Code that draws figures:
[start]
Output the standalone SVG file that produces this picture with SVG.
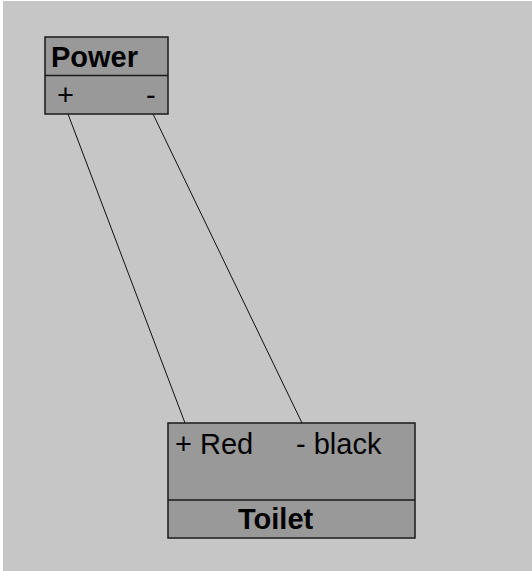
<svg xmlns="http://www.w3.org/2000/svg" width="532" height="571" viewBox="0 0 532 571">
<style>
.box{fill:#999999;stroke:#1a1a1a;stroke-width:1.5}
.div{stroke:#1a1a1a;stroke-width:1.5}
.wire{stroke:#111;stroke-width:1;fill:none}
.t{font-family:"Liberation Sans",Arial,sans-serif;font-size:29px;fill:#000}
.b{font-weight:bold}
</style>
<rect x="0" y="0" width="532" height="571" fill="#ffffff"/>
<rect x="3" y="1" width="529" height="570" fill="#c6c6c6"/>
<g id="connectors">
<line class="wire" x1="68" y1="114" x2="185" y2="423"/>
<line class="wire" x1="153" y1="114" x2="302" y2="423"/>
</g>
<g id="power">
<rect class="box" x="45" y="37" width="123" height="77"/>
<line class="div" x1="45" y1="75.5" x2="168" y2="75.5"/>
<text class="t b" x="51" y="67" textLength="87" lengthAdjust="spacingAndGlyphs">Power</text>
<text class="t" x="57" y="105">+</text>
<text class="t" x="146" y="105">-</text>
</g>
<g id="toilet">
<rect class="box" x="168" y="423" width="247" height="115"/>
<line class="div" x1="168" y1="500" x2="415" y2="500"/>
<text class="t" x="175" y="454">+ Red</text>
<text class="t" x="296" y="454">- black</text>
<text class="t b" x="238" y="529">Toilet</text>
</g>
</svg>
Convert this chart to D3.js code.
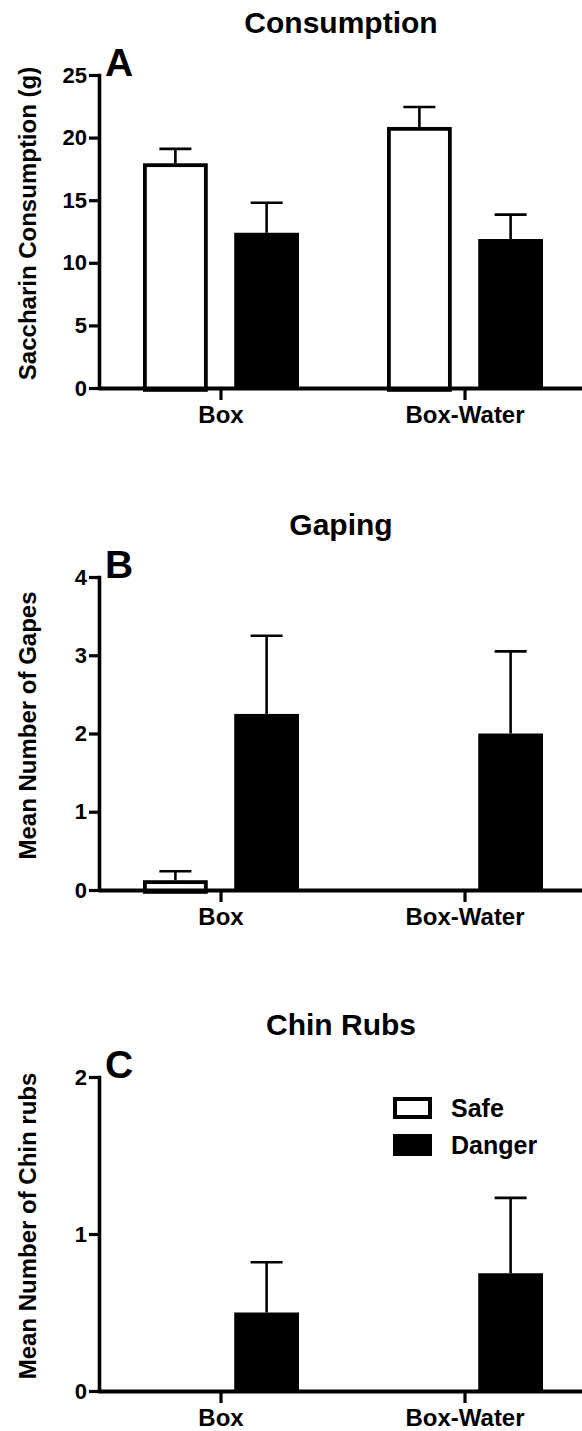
[end]
**What you should do**
Please set down each line of the data above exactly as written, without the pictures.

**Solution to this problem**
Output the standalone SVG file that produces this picture with SVG.
<svg xmlns="http://www.w3.org/2000/svg" width="532" height="571" viewBox="0 0 532 571">
<style>
.box{fill:#999999;stroke:#1a1a1a;stroke-width:1.5}
.div{stroke:#1a1a1a;stroke-width:1.5}
.wire{stroke:#111;stroke-width:1;fill:none}
.t{font-family:"Liberation Sans",Arial,sans-serif;font-size:29px;fill:#000}
.b{font-weight:bold}
</style>
<rect x="0" y="0" width="532" height="571" fill="#ffffff"/>
<rect x="3" y="1" width="529" height="570" fill="#c6c6c6"/>
<g id="connectors">
<line class="wire" x1="68" y1="114" x2="185" y2="423"/>
<line class="wire" x1="153" y1="114" x2="302" y2="423"/>
</g>
<g id="power">
<rect class="box" x="45" y="37" width="123" height="77"/>
<line class="div" x1="45" y1="75.5" x2="168" y2="75.5"/>
<text class="t b" x="51" y="67" textLength="87" lengthAdjust="spacingAndGlyphs">Power</text>
<text class="t" x="57" y="105">+</text>
<text class="t" x="146" y="105">-</text>
</g>
<g id="toilet">
<rect class="box" x="168" y="423" width="247" height="115"/>
<line class="div" x1="168" y1="500" x2="415" y2="500"/>
<text class="t" x="175" y="454">+ Red</text>
<text class="t" x="296" y="454">- black</text>
<text class="t b" x="238" y="529">Toilet</text>
</g>
</svg>
Convert this chart to D3.js code.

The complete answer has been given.